Uno sguardo a sinistra
A sinistra del Pd, a sinistra anche di Sel, che più a sinistra non si può. Vi avevano piantato radici la Rifondazione comunista di Ferrero che aveva giudicato revisionista anche Vendola, ribadendo la sua coerente identità comunista, e il Pdci di Diliberto che era apparso anche più dogmatico, ma forse anche più spregiudicato. Che fine hanno fatto costoro? Si trovano ora alleati con Di Pietro, De Magistris e soprattutto Ingroia, che capeggia un’indistinta lista col suo nome così aggressivo e più che una rivoluzione sociale annunciano una rivoluzione civile, cioè senza lotta di classe.

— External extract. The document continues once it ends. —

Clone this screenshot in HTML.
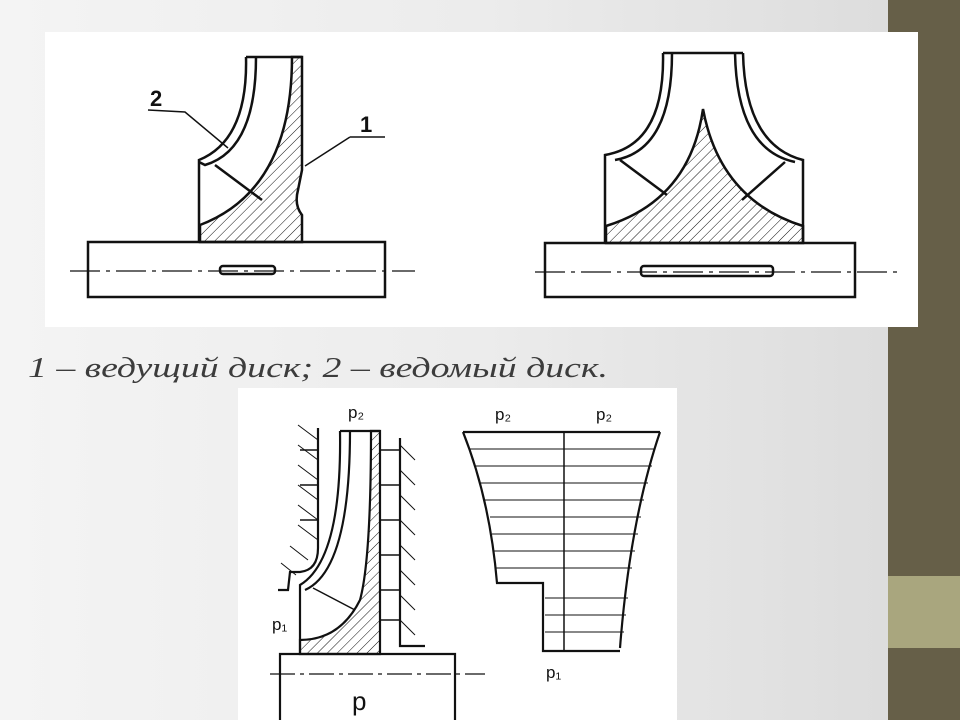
<!DOCTYPE html>
<html><head><meta charset="utf-8"><style>
html,body{margin:0;padding:0}
body{width:960px;height:720px;position:relative;overflow:hidden;background:linear-gradient(90deg,#f4f4f4 0%,#ececec 50%,#dadada 100%);font-family:"Liberation Sans",sans-serif}
.bar{position:absolute;left:888px;top:0;width:72px;height:720px;background:#665f48}
.bar2{position:absolute;left:888px;top:576px;width:72px;height:72px;background:#a9a67e}
</style></head><body>
<div class="bar"></div><div class="bar2"></div>
<svg width="960" height="720" style="position:absolute;left:0;top:0">
<defs>
<pattern id="h" width="7" height="7" patternUnits="userSpaceOnUse" patternTransform="rotate(45)"><line x1="0" y1="0" x2="0" y2="7" stroke="#111" stroke-width="1"/></pattern>
</defs>
<rect x="45" y="32" width="873" height="295" fill="#fff"/>
<rect x="238" y="388" width="439" height="332" fill="#fff"/>
<g fill="none" stroke="#111" stroke-width="2.5">
<rect x="88" y="242" width="297" height="55"/>
<line x1="70" y1="271" x2="415" y2="271" stroke-width="1.2" stroke-dasharray="30 6 4 6"/>
<rect x="220" y="266" width="55" height="8" rx="3"/>
<path d="M292 57 Q292 190 200 225 L200 242 L302 242 L302 215 Q294 205 298 190 L302 170 L302 57 Z" fill="url(#h)"/>
<path d="M246 57 Q248 140 199 160 L199 242"/>
<path d="M256 57 Q256 150 205 165 L199 162" />
<line x1="215" y1="165" x2="262" y2="200"/>
<line x1="246" y1="57" x2="302" y2="57"/>
<path d="M148 110 L185 112 L228 148" stroke-width="1.5"/>
<path d="M350 137 L385 137 M350 137 L305 166" stroke-width="1.5"/>
<rect x="545" y="243" width="310" height="54"/>
<line x1="535" y1="272" x2="900" y2="272" stroke-width="1.2" stroke-dasharray="30 6 4 6"/>
<rect x="641" y="266" width="132" height="10" rx="3"/>
<path d="M703 109 Q690 200 606 226 L606 243 L803 243 L803 226 Q720 200 703 109 Z" fill="url(#h)"/>
<path d="M663 53 L743 53"/>
<path d="M663 53 Q665 145 605 155 L605 243"/>
<path d="M672 53 Q672 150 615 160"/>
<path d="M743 53 Q745 145 803 160 L803 243"/>
<path d="M735 53 Q737 150 795 162"/>
<line x1="620" y1="160" x2="667" y2="195"/>
<line x1="785" y1="162" x2="742" y2="200"/>
</g>
<g font-family="Liberation Sans,sans-serif" font-weight="bold" font-size="22" fill="#111">
<text x="150" y="106">2</text><text x="360" y="132">1</text>
</g>
<g fill="none" stroke="#111" stroke-width="2.2">
<path d="M371 431 L380 431 L380 654 L300 654 L300 640 Q340 640 360 600 Q371 560 371 431 Z" fill="url(#h)"/>
<path d="M340 431 L380 431"/>
<path d="M340 431 Q342 560 300 585 L300 654"/>
<path d="M350 431 Q350 570 305 590"/>
<line x1="313" y1="588" x2="355" y2="610" stroke-width="1.5"/>
<path d="M318 428 L318 548 Q318 570 300 572 L290 572 L288 590 L278 590"/>
<path d="M400 438 L400 646 L425 646"/>
<path d="M280 720 L280 654 L455 654 L455 720"/>
<line x1="270" y1="674" x2="485" y2="674" stroke-width="1.2" stroke-dasharray="25 5 4 5"/>
<path d="M463 432 L660 432"/>
<path d="M463 432 Q490 500 497 583 L543 583 L543 651 L620 651"/>
<path d="M660 432 Q630 520 620 648"/>
<line x1="564" y1="432" x2="564" y2="651" stroke-width="1.5"/>
</g>
<g stroke="#111" stroke-width="1" fill="none">
<path d="M470 449H655M475 466H652M480 483H648M485 500H644M490 517H641M492 534H638M494 551H635M496 568H632M545 598H628M545 615H626M545 632H624"/>
<path d="M318 450H300M318 485H300M318 520H300M400 450H380M400 485H380M400 520H380M400 555H380M400 590H380M400 620H380" stroke-width="1.5"/>
<path d="M318 440l-20 -15M318 460l-20 -15M318 480l-20 -15M318 500l-20 -15M318 520l-20 -15M318 540l-20 -15M308 560l-18 -14M296 575l-15 -12M400 445l15 15M400 470l15 15M400 495l15 15M400 520l15 15M400 545l15 15M400 570l15 15M400 595l15 15M400 620l15 15"/>
</g>
<g font-family="Liberation Sans,sans-serif" font-size="17" fill="#111">
<text x="348" y="418">p₂</text><text x="495" y="420">p₂</text><text x="596" y="420">p₂</text>
<text x="272" y="630">p₁</text><text x="546" y="678">p₁</text><text x="352" y="710" font-size="26">p</text>
</g>
<text x="28" y="377" font-family="Liberation Serif,serif" font-style="italic" font-size="29" fill="#3c3c3c" textLength="580" lengthAdjust="spacingAndGlyphs">1 – ведущий диск; 2 – ведомый диск.</text>
</svg>
</body></html>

Che fine ha fatto l’esigenza di difendere l’identità e con essa la simbologia, che pure avevano fatto dei due partiti comunisti una rappresentazione di relativa indifferenza ai posti? Evidentemente quest’ultima ha prevalso sulla coerenza e ha finito per attrarre in un magma giustizialista anche quel percorso, che appariva fondato su ben altro. Che il comunismo debba andare a braccetto col giustizialismo non è scritto. Certo, nella peggiore sua versione, e cioè quella stalinista, sono stati tutt’uno. Ma negli ultimi vent’anni, soprattuto nella versione bertinottiana, che esaltava i caratteri libertari del suo comunismo, non è stato così. Basterebbe a tale riguardo ricordare l’approvazione da parte di Rifondazione, ma non del Pdci, della legge di amnistia del 2007. Oggi i tre moschettieri del giustizialismo, Aramis De Magistris, Portos Di Pietro e Athos Ingroia, hanno inglobato, almeno così pare, anche gli ex compagni di Bertinotti. Che il comunismo italiano, che pure ha scritto tante pagine nobili nella storia del nostro Paese, dovesse finire ammanettato nelle grinfie dell’ex piemme di Palermo, io lo trovo molto triste.
Anche che il PSI sembra non voler presentare proprie liste alle elezioni è triste, una mancata presenza socialista alle elezioni, è triste. Come si può accettare tutto ciò? E’ morto ogni ideale?